What sort of attacks does the brigade launch?
Shootings were the primary form of attack until the brigade began targeting civilians in 2002, then suicide bombings became the primary form of violence, according to the State Department. The brigade hopes to drive Israel out of the West Bank by force. The group began by targeting Israeli roadblocks and settlers in the West Bank, but since shifting its tactics in early 2002, al-Aqsa Martyrs Brigade has claimed responsibility for some of the conflict’s most significant attacks, including:
- In January 2008 the al-Aqsa Martyrs Brigade joined with Hamas and the Palestinian Islamic Jihad to shoot rockets into Israel from Gaza. Israel retaliated by blockading the Gaza strip;
- A January 2007 suicide bombing in Eilat that killed three people. The attack was the first suicide bombing in Israel in nine months and both al-Aqsa Martyrs Brigade and Palestinian Islamic Jihad claimed responsibility for it;
- In June 2006 members of the brigade kidnapped an American college student after mistaking him for an Israeli. Initially they said he would be killed unless Israel released all of its Palestinian prisoners but released him the same day upon discovering his nationality;
- In January 2006, the European Union mission in Gaza was overtaken for a half hour by masked gunmen who demanded that Denmark and Norway apologize for publishing satirical cartoons of the Prophet Mohammed. There were no shots fired or injuries;
- An October 2005 suicide attack at the Gush Etzion junction that killed three Israelis and wounded three others;
- A March 2004 suicide bombing at a checkpoint at the Port of Ashdod that killed ten people. Hamas also claimed responsibility for the attack;
- A January 2004 attack on a bus in Rehavia, Jerusalem that killed 11 people;
- A pair of January 2003 suicide bombings in downtown Tel Aviv that killed 23 people and injured about 100 more, one of the bloodiest attacks of the current Palestinian uprising;
- A November 2002 shooting spree at a kibbutz in northern Israel that killed five Israelis, including two children, and wounded seven more;
- An April 2002 suicide bombing at a marketplace in Jerusalem that killed six people and injured 104 more;
- A March 2002 suicide bombing in Jerusalem that killed three Israelis, prompting Israel to call off ceasefire talks with Arafat’s Palestinian Authority;
- Another March 2002 suicide bombing in a Jerusalem café that killed 11 Israelis and wounded more than 50;
- A March 2002 sniper attack on an Israeli army checkpoint in the West Bank in which the gunman methodically killed 10 Israelis, including seven Israeli soldiers, before escaping;
- A January 2002 suicide attack in Jerusalem by a female terrorist that killed an elderly man and wounded about 40 other people.

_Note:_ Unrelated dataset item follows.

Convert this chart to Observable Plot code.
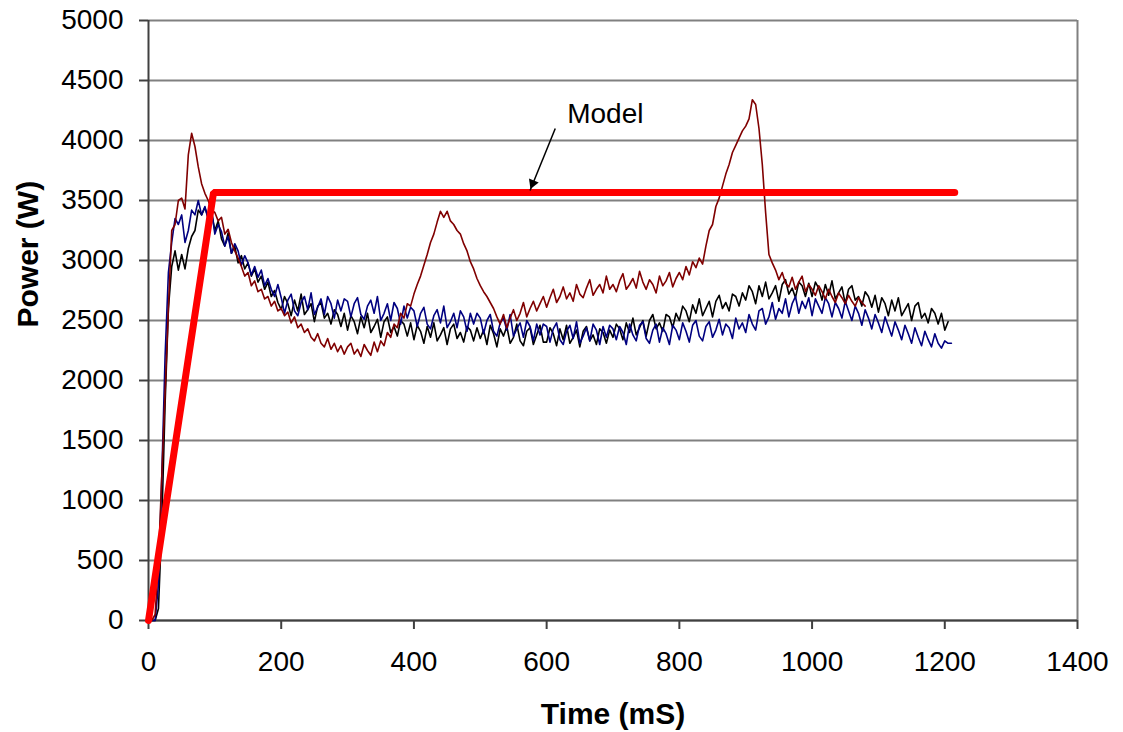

When did the group begin to target civilians inside Israel?
Experts say the shift began in early 2002, when the Palestinian death toll in the current uprising was nearing 1,000 and the popularity of Arafat’s secular Fatah faction was waning in comparison to the Islamist militants of Hamas. A 2007 poll by the Pew Research Center (PDF) says that many Palestinians support suicide bombings as an effective means of attack.
The al-Aqsa Martyrs Brigade attacks became more deadly after January 2002, when the group’s West Bank leader, Raed Karmi, was killed in an explosion widely believed in the region to have been a “targeted killing” by Israeli forces.